Казалось бы, есть две крупнейшие глобальные экономики, да еще и тесно связанные, между ними возникли противоречия, надо встретиться и урегулировать. Однако Байден встречается с Путиным раньше, чем с Си Цзиньпином, а в его высказываниях о Китае появилась тема лабораторного происхождения коронавируса, которая прежде ошибочно казалась трампистской.

Китай теперь не произвольная мишень для личной злости Трампа, а объективный глобальный соперник, на сдерживании которого придется сосредоточиться любой американской администрации. И прежде чем перейти к этой основной задаче, желательно так или иначе решить российский вопрос. Решить его, превратив Россию в часть западного мира, не удалось. Остается обезвредить Россию, оставив ее такой, какой она хочет быть по версии своего руководства, пока не оспоренной большинством населения.

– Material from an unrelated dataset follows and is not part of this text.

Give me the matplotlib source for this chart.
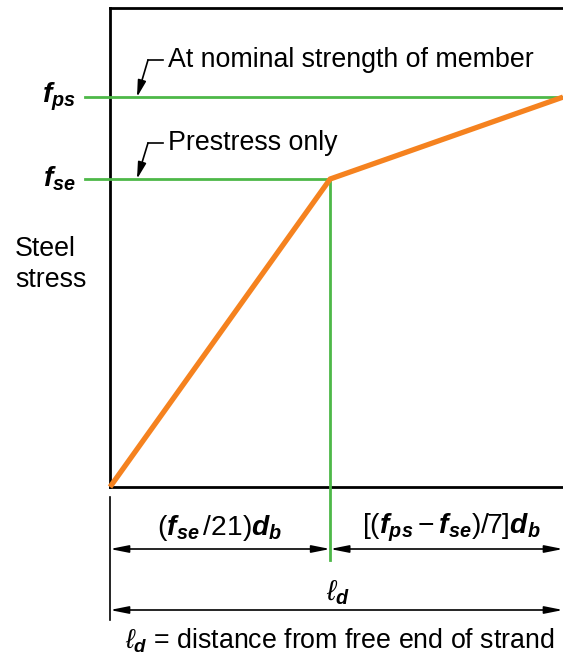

Байден не утратил теоретической возможности вывести Россию из активного противостояния и начать замещать хаос отношений, сложившийся на развалинах западного пути России, строительством нового договорного порядка с вновь не западной Россией. Для Путина это возможность быть принятым «в сущем качестве», или, избегая церковнославянизмов, зафиксировать, что договариваются с Россией не авансом в счет ее будущих западных качеств, а такой, какая есть, как бывало во времена прежней двуполярности. И если ее нынешний глава останется у власти больше заявленного в прежние западнические времена срока, достигнутые договоренности на этом основании не потеряют силы.